Le llevó dos años más decirlo abiertamente. Y ahí se acercó a AMMAR y a las trabajadoras sexuales. “Pude entender el trabajo sexual desde una perspectiva feminista. Y hoy entiendo que este es un debate que es urgente que nos demos dentro del feminismo. Desde mi lugar de ser hija de, no de ejercerlo sino de mirarlo desde afuera, es la vida de cualquier otra trabajadora. Y en todo caso va a depender de cómo lo ejerza: o sea, una madre en cualquier trabajo puede estar, no sé, por decir algo, muchas más horas fuera de su casa que una trabajadora sexual. Ponele. Mi mamá maneja sus horarios… Puedo decir un montón de cosas, pero no es esa la discusión. Primero porque enseguida me van a decir que romantizo el trabajo sexual y después porque no se trata de decir si es mejor o peor que otro. Mi mamá lo eligió. Quiere derechos y yo la apoyo”.
Dice Nicole que nunca pensó en ejercer el trabajo sexual como su mamá. Y que su mamá le dijo que ella tampoco quisiera que fuera puta. “Yo lo sufrí y tuve que crecer para entenderlo. No se me ocurre para mí, pero entiendo a las que lo eligen”.
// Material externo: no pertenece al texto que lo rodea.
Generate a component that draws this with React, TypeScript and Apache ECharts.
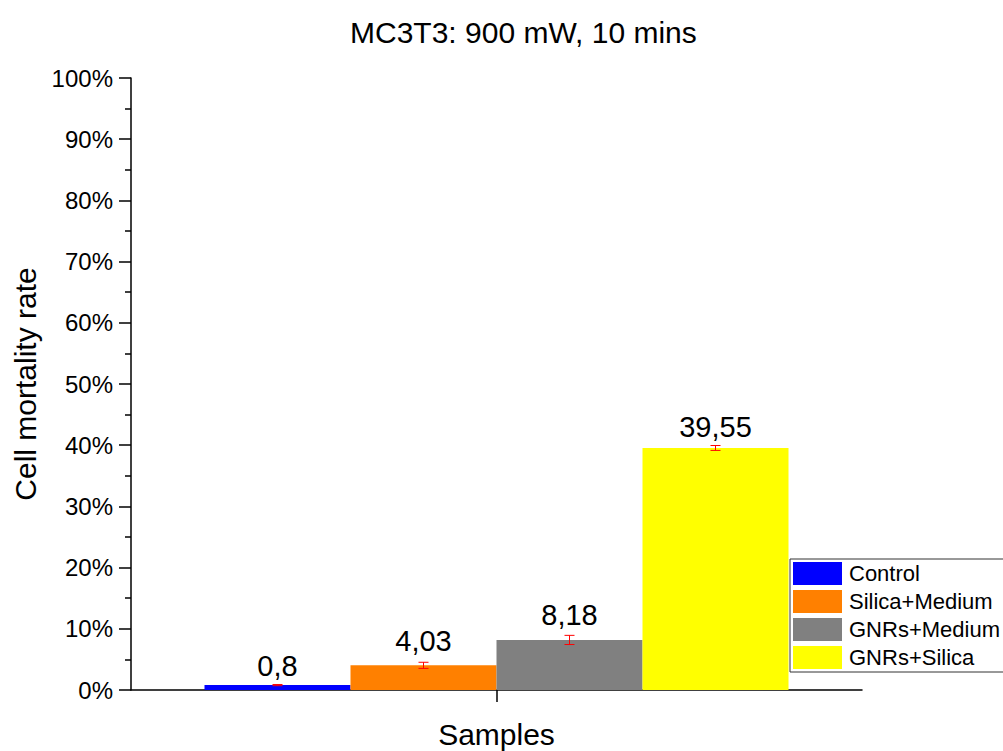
import React, { useEffect, useRef } from "react";
import * as echarts from "echarts";

const categories = ["Samples"];
const seriesNames = ["Control", "Silica+Medium", "GNRs+Medium", "GNRs+Silica"];
const seriesValues = [0.8, 4.03, 8.18, 39.55];
const seriesErrors = [0.1, 0.5, 0.75, 0.4];
const seriesColors = ["#0000FF", "#FF8000", "#808080", "#FFFF00"];
const yTicks = [0, 10, 20, 30, 40, 50, 60, 70, 80, 90, 100];

const FONT = "'Liberation Sans', Arial, sans-serif";
const BAR_WIDTH = 146;
const LABEL_DISTANCES = [5, 10, 10, 6];

export default function App() {
  const ref = useRef<HTMLDivElement>(null);
  useEffect(() => {
    if (!ref.current) return;
    const chart = echarts.init(ref.current, null, { renderer: "svg" });
    const barSeries = seriesNames.map((name, i) => ({
      name,
      type: "bar",
      data: [seriesValues[i]],
      barWidth: BAR_WIDTH,
      barGap: "0%",
      itemStyle: { color: seriesColors[i] },
      label: {
        show: true,
        position: "top",
        distance: LABEL_DISTANCES[i],
        fontSize: 29,
        fontFamily: FONT,
        color: "#000",
        formatter: (p: any) => String(p.value).replace(".", ","),
      },
      z: 2,
    }));
    const errData = seriesValues.map((v, i) => [0, v, seriesErrors[i], i]);
    const option: any = {
      animation: false,
      backgroundColor: "#fff",
      title: {
        text: "MC3T3: 900 mW, 10 mins",
        left: 345,
        top: 12,
        textStyle: { fontSize: 30, fontWeight: "normal", fontFamily: FONT, color: "#000" },
      },
      grid: { left: 131, right: 141, top: 78, bottom: 61, containLabel: false, outerBoundsMode: "none" },
      legend: {
        left: 790,
        top: 559,
        orient: "vertical",
        itemWidth: 49,
        itemHeight: 23,
        itemGap: 5,
        padding: [3, 12, 3, 3],
        borderColor: "#333",
        borderWidth: 1,
        backgroundColor: "#fff",
        icon: "rect",
        data: seriesNames,
        textStyle: { fontSize: 22, fontFamily: FONT, color: "#000", padding: [0, 0, 0, 2] },
      },
      xAxis: {
        type: "category",
        data: categories,
        name: "Samples",
        nameLocation: "middle",
        nameGap: 29,
        nameTextStyle: { fontSize: 30, fontFamily: FONT, color: "#000" },
        axisLine: { lineStyle: { color: "#000", width: 1.5 } },
        axisTick: { show: true, alignWithLabel: true, length: 12, lineStyle: { color: "#000", width: 1.5 } },
        axisLabel: { show: false },
        splitLine: { show: false },
      },
      yAxis: {
        type: "value",
        min: yTicks[0],
        max: yTicks[yTicks.length - 1],
        interval: 10,
        name: "Cell mortality rate",
        nameLocation: "middle",
        nameGap: 88,
        nameTextStyle: { fontSize: 30, fontFamily: FONT, color: "#000" },
        axisLine: { show: true, lineStyle: { color: "#000", width: 1.5 } },
        axisTick: { show: true, length: 12, lineStyle: { color: "#000", width: 1.5 } },
        minorTick: { show: true, splitNumber: 2, length: 6, lineStyle: { color: "#000", width: 1.5 } },
        axisLabel: {
          formatter: "{value}%",
          fontSize: 24,
          fontFamily: FONT,
          color: "#000",
          margin: 18,
        },
        splitLine: { show: false },
      },
      series: [
        ...barSeries,
        {
          type: "custom",
          name: "errors",
          z: 5,
          data: errData,
          renderItem: (params: any, api: any) => {
            const x = api.value(0);
            const v = api.value(1);
            const e = api.value(2);
            const idx = api.value(3);
            const top = api.coord([x, v + e]);
            const bot = api.coord([x, v - e]);
            const cx = top[0] + (idx - 1.5) * BAR_WIDTH;
            const hw = 5;
            const style = { stroke: "#FF0000", lineWidth: 1 };
            return {
              type: "group",
              children: [
                { type: "line", shape: { x1: cx, y1: top[1], x2: cx, y2: bot[1] }, style },
                { type: "line", shape: { x1: cx - hw, y1: top[1], x2: cx + hw, y2: top[1] }, style },
                { type: "line", shape: { x1: cx - hw, y1: bot[1], x2: cx + hw, y2: bot[1] }, style },
              ],
            };
          },
        },
      ],
    };
    chart.setOption(option);
    return () => chart.dispose();
  }, []);
  return (
    <div
      ref={ref}
      style={{ position: "fixed", left: 0, top: 0, width: 1003, height: 751, background: "#fff" }}
    />
  );
}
Una batalla legal y cultural
Nicole escucha con atención a Sofía y confirma lo que dice. Sofía agrega definiciones a lo que dice Nicole. Tienen historias diferentes pero coinciden en ponerse de uno de los lados del debate: creen que el abolicionismo no ayuda a nadie salvo a la clandestinidad y la clandestinidad es lo que condena a las putas y a las hijas –e hijos- de putas a vivir también bajo ese estigma.
“Las trayectorias de vida, edades, formas de trabajo de las putas que están en AMMAR son totalmente diversas pero todas tenemos algo en común: el estigma”, dice Sofía, y explica que son dos los frentes de lucha de AMMAR: los derechos laborales y la batalla cultural para desarmar esta idea de “lo terrible que es ser puta y, en nombre de eso, el silenciamiento de las vidas de las putas”.
Nicole coincide. Y dice que apoya la lucha por los derechos, pero dice que ella está poniendo su historia y su cuerpo desde su lugar de hija porque cree que hay una batalla cultural que es todavía más dura que la legal: “Lo peor es el estigma, es el imaginario social sobre las putas, y sobre las hijas y las familias de las putas también”. Y desarma el que considera un pilar de esa construcción: “Se apela mucho a la idea del ‘trabajo digno’ y parece que el único trabajo indigno es el trabajo sexual. Ponen los problemas del capitalismo en el trabajo sexual y no ven el resto. Eso es absurdo y está cargado de moralidad”.
“También se construye una imagen ridícula de los clientes: como si fuera un homúnculo que vive en la isla de ‘clientelandia’ y que llega con un látigo, y no tu hermano, tu papá, tu amigo, tu vecino -agrega Sofía-. Otra imagen es que siempre son varones heterosexuales y viejos que van a violar pibas. La pregunta que nos tenemos que hacer es ‘¿por qué una persona contrataría servicios sexuales?’. Y ahí tenés desde varones heterosexuales que tienen un mandato de rol en la sexualidad pero que tienen otro deseo, sea que le laman el pie o cambio de roles. Y tenés de todo. No es un tipo que te viene a coger”.
Nicole agrega: “Hay mucho de ese falso progresismo de apoyar a las putas pero creer que tu hermana o tu mamá, tu compañera de facultad o la mamá de tu compañera de facultad no puede serlo, porque no lo necesita, porque cómo lo va a elegir. Esa es la batalla cultural que hay que dar junto con la legal. Los derechos son necesarios pero no son suficientes”.